_DATASET RECORDS_
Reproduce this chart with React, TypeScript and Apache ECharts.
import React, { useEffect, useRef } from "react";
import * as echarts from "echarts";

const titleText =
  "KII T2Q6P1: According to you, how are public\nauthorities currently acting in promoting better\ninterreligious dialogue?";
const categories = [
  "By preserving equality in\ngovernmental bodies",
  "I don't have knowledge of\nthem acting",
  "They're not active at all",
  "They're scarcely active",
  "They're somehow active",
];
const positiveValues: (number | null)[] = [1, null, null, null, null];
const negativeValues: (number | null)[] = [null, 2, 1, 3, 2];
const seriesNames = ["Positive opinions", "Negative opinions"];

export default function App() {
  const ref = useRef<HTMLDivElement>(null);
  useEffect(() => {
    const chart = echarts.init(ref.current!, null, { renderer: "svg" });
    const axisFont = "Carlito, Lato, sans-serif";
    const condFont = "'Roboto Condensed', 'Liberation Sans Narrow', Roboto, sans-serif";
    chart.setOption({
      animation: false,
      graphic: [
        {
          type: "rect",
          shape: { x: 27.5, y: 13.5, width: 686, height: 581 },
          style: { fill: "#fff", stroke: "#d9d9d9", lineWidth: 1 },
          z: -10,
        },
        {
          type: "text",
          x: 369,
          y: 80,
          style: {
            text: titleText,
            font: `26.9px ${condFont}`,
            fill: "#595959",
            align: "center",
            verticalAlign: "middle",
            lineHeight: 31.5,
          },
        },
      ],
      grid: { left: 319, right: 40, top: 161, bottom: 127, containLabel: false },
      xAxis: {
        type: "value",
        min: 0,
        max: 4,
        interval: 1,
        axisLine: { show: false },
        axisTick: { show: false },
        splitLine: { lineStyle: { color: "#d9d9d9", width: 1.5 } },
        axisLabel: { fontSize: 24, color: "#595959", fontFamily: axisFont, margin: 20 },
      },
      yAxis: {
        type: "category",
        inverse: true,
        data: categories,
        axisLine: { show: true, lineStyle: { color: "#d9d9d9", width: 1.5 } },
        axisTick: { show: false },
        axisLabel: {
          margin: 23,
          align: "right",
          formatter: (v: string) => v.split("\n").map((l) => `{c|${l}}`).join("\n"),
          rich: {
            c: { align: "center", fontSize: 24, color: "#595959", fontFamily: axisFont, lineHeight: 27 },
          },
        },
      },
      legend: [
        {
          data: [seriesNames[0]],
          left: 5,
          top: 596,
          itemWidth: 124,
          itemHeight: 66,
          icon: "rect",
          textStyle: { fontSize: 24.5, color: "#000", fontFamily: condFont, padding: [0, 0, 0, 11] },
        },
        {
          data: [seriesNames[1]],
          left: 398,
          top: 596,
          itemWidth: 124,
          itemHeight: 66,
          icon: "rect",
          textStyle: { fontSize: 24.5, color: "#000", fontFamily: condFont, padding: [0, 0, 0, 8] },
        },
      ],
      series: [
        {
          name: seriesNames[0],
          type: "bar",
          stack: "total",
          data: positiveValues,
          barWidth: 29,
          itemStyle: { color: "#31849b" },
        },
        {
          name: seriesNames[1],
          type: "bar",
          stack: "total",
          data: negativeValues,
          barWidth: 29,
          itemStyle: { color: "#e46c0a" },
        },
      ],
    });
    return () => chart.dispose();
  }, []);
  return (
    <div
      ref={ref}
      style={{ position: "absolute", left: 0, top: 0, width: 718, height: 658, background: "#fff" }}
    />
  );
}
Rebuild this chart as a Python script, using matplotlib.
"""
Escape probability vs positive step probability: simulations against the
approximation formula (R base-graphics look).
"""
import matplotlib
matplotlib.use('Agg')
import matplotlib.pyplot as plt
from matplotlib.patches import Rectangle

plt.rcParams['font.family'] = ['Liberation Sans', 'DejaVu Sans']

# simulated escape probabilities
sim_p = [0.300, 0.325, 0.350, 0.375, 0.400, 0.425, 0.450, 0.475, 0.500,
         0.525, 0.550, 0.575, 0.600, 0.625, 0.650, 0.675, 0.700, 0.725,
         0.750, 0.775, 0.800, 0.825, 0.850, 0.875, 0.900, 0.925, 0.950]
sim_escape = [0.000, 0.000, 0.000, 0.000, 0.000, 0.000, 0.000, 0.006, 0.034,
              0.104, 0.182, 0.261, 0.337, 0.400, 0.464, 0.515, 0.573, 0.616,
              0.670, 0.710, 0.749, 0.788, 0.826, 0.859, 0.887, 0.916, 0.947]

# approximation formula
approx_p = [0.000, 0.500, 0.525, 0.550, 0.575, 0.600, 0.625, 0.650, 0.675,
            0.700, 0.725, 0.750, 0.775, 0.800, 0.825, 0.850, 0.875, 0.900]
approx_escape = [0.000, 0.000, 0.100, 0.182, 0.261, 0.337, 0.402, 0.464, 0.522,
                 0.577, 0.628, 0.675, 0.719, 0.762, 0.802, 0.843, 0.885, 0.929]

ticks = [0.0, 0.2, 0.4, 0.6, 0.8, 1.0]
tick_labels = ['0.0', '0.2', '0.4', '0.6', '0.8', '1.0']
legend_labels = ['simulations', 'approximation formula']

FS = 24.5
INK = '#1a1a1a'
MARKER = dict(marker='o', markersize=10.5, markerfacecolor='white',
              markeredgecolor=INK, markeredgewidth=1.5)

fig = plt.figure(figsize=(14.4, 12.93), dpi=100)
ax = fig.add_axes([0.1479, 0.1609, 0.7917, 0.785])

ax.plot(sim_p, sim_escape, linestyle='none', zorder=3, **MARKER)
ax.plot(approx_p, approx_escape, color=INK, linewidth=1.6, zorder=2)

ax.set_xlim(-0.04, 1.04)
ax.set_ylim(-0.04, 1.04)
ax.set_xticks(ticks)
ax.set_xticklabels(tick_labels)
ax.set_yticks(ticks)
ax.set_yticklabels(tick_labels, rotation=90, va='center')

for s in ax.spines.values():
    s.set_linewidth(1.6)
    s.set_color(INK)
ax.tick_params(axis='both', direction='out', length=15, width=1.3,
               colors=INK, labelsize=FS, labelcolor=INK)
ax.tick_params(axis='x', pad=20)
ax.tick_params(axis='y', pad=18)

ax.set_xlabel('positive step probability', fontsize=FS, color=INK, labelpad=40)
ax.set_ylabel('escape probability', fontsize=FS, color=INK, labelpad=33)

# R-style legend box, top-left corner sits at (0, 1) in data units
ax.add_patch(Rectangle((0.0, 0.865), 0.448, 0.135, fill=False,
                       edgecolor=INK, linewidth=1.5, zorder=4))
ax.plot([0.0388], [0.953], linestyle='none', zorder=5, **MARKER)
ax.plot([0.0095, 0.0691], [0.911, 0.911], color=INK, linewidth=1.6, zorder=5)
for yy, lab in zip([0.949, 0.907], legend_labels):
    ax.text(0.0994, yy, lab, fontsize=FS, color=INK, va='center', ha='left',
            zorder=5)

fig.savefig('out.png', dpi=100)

_WHAT IS NEEDED_
Which lines contain "this"? Show each of them.

_FINISHED EXERCISE_
Reproduce this chart with React, TypeScript and Apache ECharts.
Rebuild this chart as a Python script, using matplotlib.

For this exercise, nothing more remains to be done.